With the exception of a similar case involving Lyondell Chemical Co., which is pending in bankruptcy court in New York, legal experts were hard-pressed to cite another case in which creditors sought to go after all shareholders of a large public company in this way. And for independent shareholders like Lies, who wouldn't comment beyond his letter, it is taking its toll in defense costs and heartache.
"I've heard from investors whose entire life savings was dependent on Tribune stock," said Gary Lawson, a Texas attorney representing the Employees Retirement Fund of the City of Dallas. "But they can't afford to defend themselves. It's outrageous."
Fraudulent conveyance laws have been on the books for decades to protect a company and its creditors from transactions that harm the enterprise by extracting value without giving anything in return. A leveraged buyout gone bad is a common example because lenders, management and shareholders often benefit mightily, while the massive debt used to finance the deal renders the company insolvent, wiping out prior creditors.
Anyone who benefited from the transaction can be found liable for the fraudulent transfer in suits filed on behalf of the debtor's estate. But typically, legal experts say, the company or the pre-buyout creditors sue for recovery from banks and other parties with the deepest pockets, not rank-and-file investors such as Lies. And because fraudulent conveyance claims are difficult and expensive to litigate, the creditors and banks most often agree to settle the case early on.
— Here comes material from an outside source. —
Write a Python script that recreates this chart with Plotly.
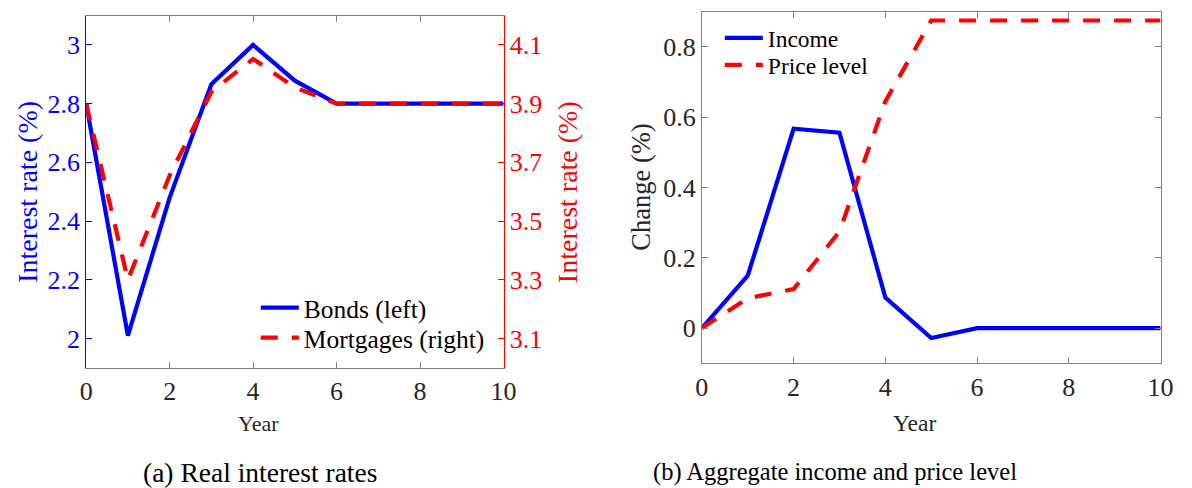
import plotly.graph_objects as go

W, H = 1192, 488

years = list(range(0, 11))
bonds = [2.80, 2.01, 2.48, 2.866, 3.00, 2.878, 2.80, 2.80, 2.80, 2.80, 2.80]
mortgages = [3.90, 3.30, 3.655, 3.94, 4.052, 3.955, 3.90, 3.90, 3.90, 3.90, 3.90]
income = [0.0, 0.149, 0.567, 0.556, 0.087, -0.028, 0.0, 0.0, 0.0, 0.0, 0.0]
price = [0.0, 0.085, 0.111, 0.275, 0.645, 0.875, 0.875, 0.875, 0.875, 0.875, 0.875]

x_ticks = [0, 2, 4, 6, 8, 10]
left_ticks = [2.0, 2.2, 2.4, 2.6, 2.8, 3.0]
left_ticktext = ["2", "2.2", "2.4", "2.6", "2.8", "3"]
right_ticks = [3.1, 3.3, 3.5, 3.7, 3.9, 4.1]
right_ticktext = ["3.1", "3.3", "3.5", "3.7", "3.9", "4.1"]
chg_ticks = [0, 0.2, 0.4, 0.6, 0.8]
chg_ticktext = ["0", "0.2", "0.4", "0.6", "0.8"]

BLUE = "#0000ff"
RED = "#ff0000"
DARK = "#262626"
GRAY = "#808080"
FONT = "Times New Roman, Liberation Serif, DejaVu Serif, serif"
DASH = "17px,14px"


def px(x):
    return x / W


def py(y):
    return 1 - y / H


fig = go.Figure()
fig.add_trace(go.Scatter(x=years, y=bonds, mode="lines", name="Bonds (left)",
                         line=dict(color=BLUE, width=4.2), xaxis="x", yaxis="y",
                         legend="legend"))
fig.add_trace(go.Scatter(x=years, y=mortgages, mode="lines", name="Mortgages (right)",
                         line=dict(color=RED, width=4.2, dash=DASH), xaxis="x", yaxis="y2",
                         legend="legend2"))
fig.add_trace(go.Scatter(x=years, y=income, mode="lines", name="Income",
                         line=dict(color=BLUE, width=4.2), xaxis="x2", yaxis="y3",
                         legend="legend3"))
fig.add_trace(go.Scatter(x=years, y=price, mode="lines", name="Price level",
                         line=dict(color=RED, width=4.2, dash=DASH), xaxis="x2", yaxis="y3",
                         legend="legend4"))

TICK = 26
common_x = dict(range=[0, 10], tickvals=x_ticks, ticks="inside", ticklen=6,
                showgrid=False, zeroline=False, showline=True, linecolor=GRAY,
                linewidth=1, tickcolor=GRAY, mirror="ticks",
                tickfont=dict(family=FONT, size=TICK, color=DARK))


def leg(x, yc, size):
    return dict(x=px(x), y=py(yc), xanchor="left", yanchor="middle",
                bgcolor="rgba(0,0,0,0)", borderwidth=0, itemwidth=38,
                font=dict(family=FONT, size=size, color="#000000"))


fig.update_layout(
    width=W, height=H,
    margin=dict(l=0, r=0, t=0, b=0),
    paper_bgcolor="white", plot_bgcolor="white",
    font=dict(family=FONT, color=DARK),
    xaxis=dict(domain=[px(80.5), px(505)], anchor="y", **common_x),
    yaxis=dict(domain=[py(368), py(15.5)], range=[1.9, 3.1], tickvals=left_ticks,
               ticktext=left_ticktext, ticks="inside", ticklen=6, showgrid=False,
               zeroline=False, showline=True, linecolor=BLUE, tickcolor=BLUE,
               tickfont=dict(family=FONT, size=TICK, color=BLUE), anchor="x"),
    yaxis2=dict(overlaying="y", side="right", anchor="x", range=[3.0, 4.2],
                tickvals=right_ticks, ticktext=right_ticktext, ticks="inside",
                ticklen=6, showgrid=False, zeroline=False, showline=True,
                linecolor=RED, tickcolor=RED,
                tickfont=dict(family=FONT, size=TICK, color=RED)),
    xaxis2=dict(domain=[px(706.7), px(1173.3)], anchor="y3", **common_x),
    yaxis3=dict(domain=[py(363.3), py(11.7)], anchor="x2", range=[-0.1, 0.9],
                tickvals=chg_ticks, ticktext=chg_ticktext, ticks="inside", ticklen=6,
                showgrid=False, zeroline=False, showline=True, linecolor=GRAY,
                tickcolor=GRAY, mirror="ticks",
                tickfont=dict(family=FONT, size=TICK, color=DARK)),
    legend=leg(253, 308, 25.5),
    legend2=leg(253, 338, 25.5),
    legend3=leg(725, 38, 23.5),
    legend4=leg(725, 65, 23.5),
    showlegend=True,
)

annotations = [
    dict(text="Interest rate (%)", x=px(21.5), y=py(191.7), textangle=-90,
         font=dict(family=FONT, size=28, color=BLUE)),
    dict(text="Interest rate (%)", x=px(570), y=py(191.7), textangle=-90,
         font=dict(family=FONT, size=28, color=RED)),
    dict(text="Change (%)", x=px(644), y=py(187.5), textangle=-90,
         font=dict(family=FONT, size=26.5, color=DARK)),
    dict(text="Year", x=px(256), y=py(423), font=dict(family=FONT, size=22, color=DARK)),
    dict(text="Year", x=px(922.5), y=py(423), font=dict(family=FONT, size=23.5, color=DARK)),
    dict(text="(a) Real interest rates", x=px(257.5), y=py(472),
         font=dict(family=FONT, size=27.5, color="#000000")),
    dict(text="(b) Aggregate income and price level", x=px(842.5), y=py(472),
         font=dict(family=FONT, size=24.5, color="#000000")),
]
for a in annotations:
    a.update(xref="paper", yref="paper", showarrow=False, xanchor="center", yanchor="middle")
fig.update_layout(annotations=annotations)

fig.write_html("out.html")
The U.S. Bankruptcy Code also specifically discourages lawsuits targeting shareholders of bankrupt companies in some circumstances. A number of years ago, Congress tweaked the code with a provision called 546(e), which has been broadly interpreted to insulate investors who sold stock into a busted leveraged buyout like the Zell deal.
But lawyers and other sources familiar with Tribune Co.'s situation say that twists and turns in the case have opened the door for Aurelius to find a way past the provision: by suing shareholders for constructive fraudulent conveyance under state law in 44 courts around the country, where they contend 546(e) doesn't apply.
"They came up with a workaround," said Kenneth Klee, the court-appointed independent examiner in the Tribune Co. case and one of the authors of the Bankruptcy Code. "They said, 'Let's abandon bankruptcy court and go into state law (using) old case law.'"
The situation facing Lies and other shareholders was nearly resolved before it started. Tribune Co.'s pre-buyout creditors and those that held the bank debt almost settled their differences in April 2010 with a deal that would have released all parties in the case from liability. But one large holdout, Los Angeles hedge fund Oaktree Capital Management, wouldn't buy into the settlement struck between junior creditors, the company and senior creditors led by JPMorgan Chase and Angelo, Gordon & Co.
That opportunity missed, the fraudulent conveyance claims gained a new head of steam later in 2010 when Klee and his team of examiners found that it was "highly likely" that the second step in the two-step Zell deal to take the company private left the company insolvent. That hardened positions among creditors on both sides of the charges and pushed the case toward its second anniversary with little hope of a consensual settlement.